No, 200 million to the guy who hired the guy that walks around. People that get 200 million dollars awarded from our illustrious government usually don't actually have a lot to do with any physically generated product. This was major millions to a few people who do nothing, and hundreds or thousands to all that actually worked on it, same as always. Kinda comforting to know that no matter how destructive practices have shown themselves to be, some things never change.
i dont think this map is waste of money at all. And it may be out of date but guess what??? it can be updated. and guess what else. Something has to be made in the first place to be updated. so rather than have NOTHING, we now have SOMETHING. amazing how that works isnt it? I love that mentality: it cost 200 million dollars and is already out of date, therefore is a waste of money and never should have been made. The same thing can be said about... hmm everything from ANY cpu or other computer technology, military arms and tech, oh wait, anything involving telecom and the internet. The pseudo 4G network the USA is spending 12BILLION on!!! guess what? out of date already. I guess that makes you an F%%%ING moron for owning a cell phone of ANY kind cause they are outdated before they hit the shelves.
@laurenra7 I agree with you. have you seen cell covereage. Its not much better. but better is not the best choice of words. We hy have a 100% broad band and cell coverage in the middle of montana where 1 family might own 100 square miles of farm land. I dont cows and corn need broad band out in the middle of the feild.
and to get more anal about it. 90% of the United States popluation live on the coast, just like in the rest of the world. LA and New York are blanketed because they house 10% of the ENTIRE population of the USA. close to 20 million total. give or take. so closer to 8% but you get my point. I would have to guess that 98% of the USA has access to broadband if they wanted it. Japan and Korea have better statics but they are so much more densely poulated it isnt even funny to imagine. I do live in Japan. I live WAY out in the country in a small town of 38,000. you know how far away the next biggest metropolitan area is. about 20-30 minutes depending on how fast you drive and traffic. That is average distance between towns. In the usa there are places you can drive for 12 hours and not see a town bigger than 5,000 people. In 12 hours you easilly drive from east to west coast in japan or korea. I get mail from the other side of the country in less than 24 hours all the time.

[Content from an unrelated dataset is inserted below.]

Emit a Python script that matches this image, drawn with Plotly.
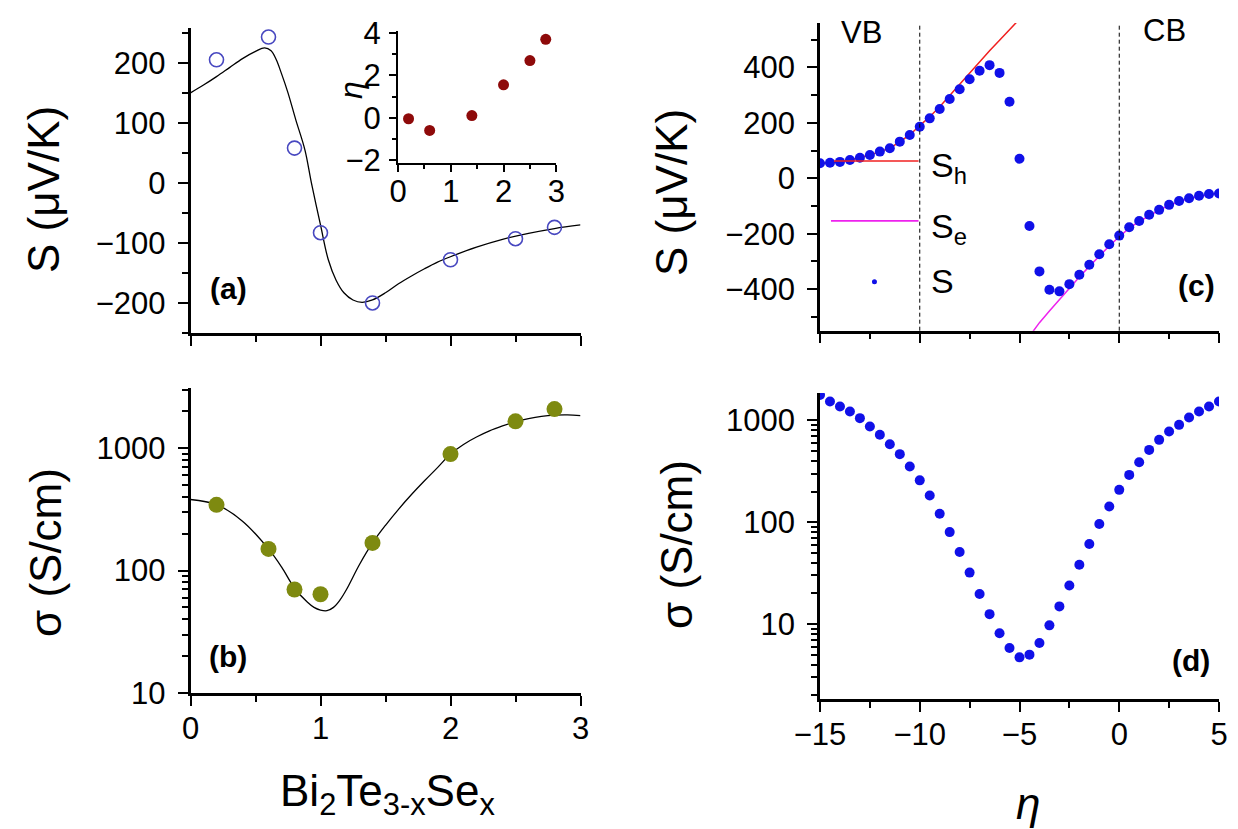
import plotly.graph_objects as go

# ---------------- data ----------------
# panel (a): Seebeck vs composition x
comp_x = [0.2, 0.6, 0.8, 1.0, 1.4, 2.0, 2.5, 2.8]
seebeck_meas = [205, 243, 58, -83, -200, -128, -93, -74]
fit_a_x = [0.0, 0.1, 0.2, 0.3, 0.4, 0.5, 0.57, 0.62, 0.66, 0.7, 0.75, 0.81, 0.88, 0.93, 1.0,
           1.06, 1.12, 1.18, 1.25, 1.32, 1.4, 1.5, 1.6, 1.7, 1.8, 1.9, 2.0, 2.2, 2.4, 2.6, 2.8, 3.0]
fit_a_y = [150, 163, 177, 192, 207, 219, 225, 220, 205, 182, 150, 105, 55, 0, -70,
           -128, -162, -183, -195, -199, -195, -183, -168, -155, -143, -132, -123, -107, -94, -84, -76, -70]

# inset: eta vs x
inset_x = [0.2, 0.6, 1.4, 2.0, 2.5, 2.8]
inset_eta = [-0.05, -0.6, 0.1, 1.55, 2.7, 3.7]

# panel (b): conductivity vs composition x
sigma_meas = [344, 150, 70, 64, 168, 893, 1652, 2080]
fit_b_x = [0.0, 0.2, 0.4, 0.6, 0.7, 0.8, 0.9, 0.95, 1.0, 1.05, 1.1, 1.15, 1.2, 1.3, 1.4, 1.5,
           1.6, 1.7, 1.8, 1.9, 2.0, 2.1, 2.2, 2.3, 2.4, 2.5, 2.6, 2.7, 2.8, 2.9, 3.0]
fit_b_y = [380, 345, 253, 150, 107, 72, 55, 50, 47.5, 47, 50, 57.5, 70, 112, 168, 234,
           316, 417, 540, 692, 893, 1070, 1230, 1380, 1514, 1640, 1738, 1811, 1853, 1862, 1841]

# panels (c), (d): model vs reduced Fermi level eta
eta = [-15, -14.5, -14, -13.5, -13, -12.5, -12, -11.5, -11, -10.5, -10, -9.5, -9, -8.5, -8,
       -7.5, -7, -6.5, -6, -5.5, -5, -4.5, -4, -3.5, -3, -2.5, -2, -1.5, -1, -0.5, 0,
       0.5, 1, 1.5, 2, 2.5, 3, 3.5, 4, 4.5, 5]
S_total = [54, 56, 59, 66, 74, 84, 96, 108, 132, 156, 186, 216, 250, 286, 321,
           357, 388, 408, 380, 276, 70, -172, -336, -402, -408, -382, -348, -312, -274, -238, -207,
           -177, -154, -132, -114, -96, -82, -72, -63, -57, -55]
eta_h = [-15, -14.5, -14, -13.5, -13, -12.5, -12, -11.5, -11, -10.5, -10, -9.5, -9, -8.5, -8,
         -7.5, -7, -6.5, -6, -5.5, -5]
S_h = [54, 56, 59, 66, 74, 84, 96, 108, 132, 156, 190, 222, 258, 298, 340,
       382, 422, 460, 498, 536, 574]
eta_e = [-4.5, -4, -3.5, -3, -2.5, -2, -1.5, -1, -0.5, 0, 0.5, 1, 1.5, 2, 2.5, 3, 3.5, 4, 4.5, 5]
S_e = [-570, -521, -479, -437, -396, -356, -318, -280, -244, -211, -180, -156, -134, -115,
       -98, -84, -73, -65, -59, -55]
sigma_model = [1783, 1538, 1372, 1225, 1054, 873, 723, 585, 467, 353, 258, 183, 121, 80, 51,
               32, 19.7, 12.5, 8.1, 5.8, 4.7, 5.0, 6.5, 9.7, 14.9, 23.9, 38.2, 61, 96, 143, 208,
               292, 389, 514, 645, 780, 906, 1070, 1225, 1372, 1538]

# ---------------- styling ----------------
W, H = 1238, 829
FONT = "Liberation Sans, Arial, sans-serif"
TICKFONT = dict(family=FONT, size=31, color="black")


def px(x):
    return x / W


def py(y):
    return 1 - y / H


def axis(**kw):
    base = dict(showline=True, linecolor="black", linewidth=2.5, ticks="outside",
                ticklen=10, tickwidth=2, tickcolor="black", showgrid=False, zeroline=False,
                mirror=False, tickfont=TICKFONT, ticklabelstandoff=6)
    base.update(kw)
    return base


def minor(**kw):
    base = dict(ticks="outside", ticklen=6, tickwidth=2, tickcolor="black", showgrid=False)
    base.update(kw)
    return base


XSTAND = -4

fig = go.Figure()

# (a)
fig.add_trace(go.Scatter(x=fit_a_x, y=fit_a_y, mode="lines", xaxis="x", yaxis="y",
                         line=dict(color="black", width=1.3, shape="spline", smoothing=1.0),
                         showlegend=False))
fig.add_trace(go.Scatter(x=comp_x, y=seebeck_meas, mode="markers", xaxis="x", yaxis="y",
                         marker=dict(symbol="circle-open", size=14, color="#4848C0",
                                     line=dict(width=1.6, color="#4848C0")),
                         showlegend=False))
# inset
fig.add_trace(go.Scatter(x=inset_x, y=inset_eta, mode="markers", xaxis="x5", yaxis="y5",
                         marker=dict(size=11, color="#8E0A0A"), showlegend=False))
# (b)
fig.add_trace(go.Scatter(x=fit_b_x, y=fit_b_y, mode="lines", xaxis="x2", yaxis="y2",
                         line=dict(color="black", width=1.3, shape="spline", smoothing=1.0),
                         showlegend=False))
fig.add_trace(go.Scatter(x=comp_x, y=sigma_meas, mode="markers", xaxis="x2", yaxis="y2",
                         marker=dict(size=16, color="#7E8A10"), showlegend=False))
# (c)
fig.add_trace(go.Scatter(x=eta_h, y=S_h, mode="lines", xaxis="x3", yaxis="y3",
                         line=dict(color="#F02020", width=1.5), showlegend=False))
fig.add_trace(go.Scatter(x=eta_e, y=S_e, mode="lines", xaxis="x3", yaxis="y3",
                         line=dict(color="#EE22EE", width=1.5), showlegend=False))
fig.add_trace(go.Scatter(x=eta, y=S_total, mode="markers", xaxis="x3", yaxis="y3",
                         marker=dict(size=10, color="#1010E8"), showlegend=False))
# (d)
fig.add_trace(go.Scatter(x=eta, y=sigma_model, mode="markers", xaxis="x4", yaxis="y4",
                         marker=dict(size=10, color="#1010E8"), showlegend=False))

log_minor = [20, 30, 40, 50, 60, 70, 80, 90, 200, 300, 400, 500, 600, 700, 800, 900, 2000, 3000]
log_minor_d = [2, 3, 4, 5, 6, 7, 8, 9] + log_minor

fig.update_layout(
    width=W, height=H,
    margin=dict(l=0, r=0, t=0, b=0, autoexpand=False),
    paper_bgcolor="white", plot_bgcolor="rgba(0,0,0,0)",
    showlegend=False,
    xaxis=axis(domain=[px(182.5), px(572.5)], anchor="y", range=[0, 3], tick0=0, dtick=1,
               showticklabels=False, minor=minor(dtick=0.5)),
    yaxis=axis(domain=[py(325), py(20)], anchor="x", range=[-250, 258], tick0=0, dtick=100,
               minor=minor(dtick=50)),
    xaxis2=axis(domain=[px(182.5), px(572.5)], anchor="y2", range=[0, 3], tick0=0, dtick=1,
                ticklabelstandoff=XSTAND, minor=minor(dtick=0.5)),
    yaxis2=axis(domain=[py(685), py(380)], anchor="x2", type="log", range=[1, 3.49],
                tickmode="array", tickvals=[10, 100, 1000], ticktext=["10", "100", "1000"],
                minor=minor(tickvals=log_minor, ticklen=6, tickwidth=1.8)),
    xaxis3=axis(domain=[px(812), px(1211)], anchor="y3", range=[-15, 5], tick0=0, dtick=5,
                showticklabels=False, minor=minor(dtick=2.5)),
    yaxis3=axis(domain=[py(322.7), py(15)], anchor="x3", range=[-550, 560], tick0=0, dtick=200,
                minor=minor(dtick=100)),
    xaxis4=axis(domain=[px(812), px(1211)], anchor="y4", range=[-15, 5], tick0=0, dtick=5,
                ticklabelstandoff=XSTAND, minor=minor(dtick=2.5)),
    yaxis4=axis(domain=[py(691), py(385)], anchor="x4", type="log", range=[0.263, 3.27],
                tickmode="array", tickvals=[10, 100, 1000], ticktext=["10", "100", "1000"],
                minor=minor(tickvals=log_minor_d, ticklen=6, tickwidth=1.8)),
    xaxis5=axis(domain=[px(390), px(548.3)], anchor="y5", range=[0, 3], tick0=0, dtick=1,
                ticklen=7, linewidth=2, ticklabelstandoff=-7, minor=minor(dtick=0.5, ticklen=4)),
    yaxis5=axis(domain=[py(155), py(23.3)], anchor="x5", range=[-2.14, 4.08], tick0=0, dtick=2,
                ticklen=7, linewidth=2, ticklabelstandoff=2, minor=minor(dtick=1, ticklen=4)),
)

# dashed band-edge markers in (c)
for xv in (-10, 0):
    fig.add_shape(type="line", xref="x3", yref="y3 domain", x0=xv, x1=xv, y0=0, y1=1,
                  line=dict(color="black", width=1, dash="4px,3px"))

# legend of (c)
fig.add_shape(type="line", xref="x3", yref="y3", x0=-14.3, x1=-10.06, y0=62, y1=62,
              line=dict(color="#F02020", width=1.6), layer="above")
fig.add_shape(type="line", xref="x3", yref="y3", x0=-14.45, x1=-10.06, y0=-154, y1=-154,
              line=dict(color="#EE22EE", width=1.8))
fig.add_shape(type="circle", xref="x3", yref="y3", xsizemode="pixel", ysizemode="pixel",
              xanchor=-12.27, yanchor=-373, x0=-2.5, x1=2.5, y0=-2.5, y1=2.5,
              fillcolor="#1010E8", line=dict(width=0))

ann = []


def text(x, y, s, size=31, bold=False, angle=0, xanchor="center", yanchor="middle", italic=False):
    t = s
    if bold:
        t = "<b>" + t + "</b>"
    if italic:
        t = "<i>" + t + "</i>"
    ann.append(dict(x=px(x), y=py(y), xref="paper", yref="paper", text=t, showarrow=False,
                    textangle=angle, xanchor=xanchor, yanchor=yanchor,
                    font=dict(family=FONT, size=size, color="black")))


# axis titles
text(36, 182, "S (\u03bcV/K)", size=44, angle=-90)
text(37, 545, "\u03c3 (S/cm)", size=44, angle=-90)
text(663, 185, "S (\u03bcV/K)", size=44, angle=-90)
text(668, 537, "\u03c3 (S/cm)", size=44, angle=-90)
text(380, 786, "Bi<sub>2</sub>Te<sub>3-x</sub>Se<sub>x</sub>", size=44)
text(1020, 795, "\u03b7", size=44, italic=True)
text(343, 82, "\u03b7", size=32, italic=True, angle=-90)
# panel labels
text(220, 280, "(a)", size=30, bold=True)
text(220, 648, "(b)", size=30, bold=True)
text(1188, 277, "(c)", size=30, bold=True)
text(1183, 652, "(d)", size=30, bold=True)
# band labels
text(854, 24, "VB", size=31)
text(1156, 22, "CB", size=31)
# legend texts
text(921, 160, "S<sub>h</sub>", size=34, xanchor="left")
text(921, 220, "S<sub>e</sub>", size=34, xanchor="left")
text(921, 273, "S", size=34, xanchor="left")

fig.update_layout(annotations=ann)

fig.write_html("out.html")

Please tell me they only started putting the data into the map, otherwise this is a new achievement for government lazyness and ineptitude.
West Virginia has no virtually no data at all for celphones or cable internet with only a few <3mb listings for the whole state. And just for fun I searched D.C., again nothing listed above 3mb, pretty sure they have some type of cable service there.
Oh and for reference I live in a rural town in WV and have 10MB cable service, and 3mb cel coverage most the time.
Oh and @inaka_rob, I've had the cable for several years now.